The United States Geological Survey (USGS) met with Congresswoman Vicky Hartzler on the bridge at the Gasconade in Jerome Thursday morning. The purpose of the meeting was to demonstrate how streamgauges work and their importance in collecting data for flood prediction, mapping, and other issues.
"After the floods that we've had in this area over the last several years, I wanted to see, personally, the stream gauges that have been so important to predicting the water flow and flooding, but were jeopardized due to some funding issues over the past year," Hartzler said.
The USGS was on hand to discuss the importance of the river gauges and the service they perform. Several gauges were in danger of losing their funding earlier this year, but the city of Waynesville, private organizations and businesses came together to continue to fund gauges locals use as an early warning system when it comes to flooding.

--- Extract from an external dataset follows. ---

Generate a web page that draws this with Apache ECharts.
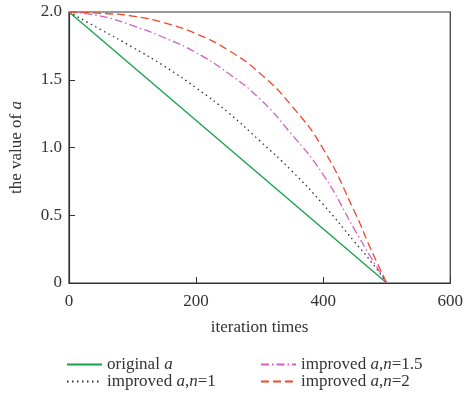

Fourteen gauges were in jeopardy, according to Harzler, and all have been funded through state, local, and private funding.
The gauge data is also a piece of the puzzle when it comes to compiling data for floodplain mapping and very important to help predict when rivers will crest and how high the rivers will become during a flooding event.
The Daily Guide asked the USGS about the gauge at Hazelgreen because there was a point in time where the gauge was offline. USGS representatives explained that the water rose high enough at Hazelgreen to short out the electronics and a crew had to be sent down to collect the data using temporary equipment during the most recent record flooding event.
USGS maintains 274 streamgauges in the state of Missouri and according to their records, 27 of those, or ten percent, saw record peaks during the May 2017 flooding.
The streamgauge at Jerome has been present since 1903 and data has been collected from it for over 100 years.
The USGS said that funding the streamgauges is an "annual process" and that our local streamgauges will have to be funded each year.
They also said that they'll be working with the Department of Natural Resources to look at the streamgauge network to ensure that their highest priority gauges were the ones they were funding. USGS said they plan to reach out to more organizations and entities for funding for the gauges so that they "don't have all their eggs in one basket."
The Daily Guide asked about the possibility of using individuals living near the rivers to help with river monitoring, but USGS said that it probably wasn't possible due to the nature of equipment and their standards and suggested that the information locals on the ground could provide would likely be information the National Weather Service could use, such as how accurate rising river level predictions are.
In response to media questions about whether there could be increased federal funding for streamgauges, Hartzler said she didn't think she necessarily saw more federal funding, but state, local, and private entity funding expanding in the future.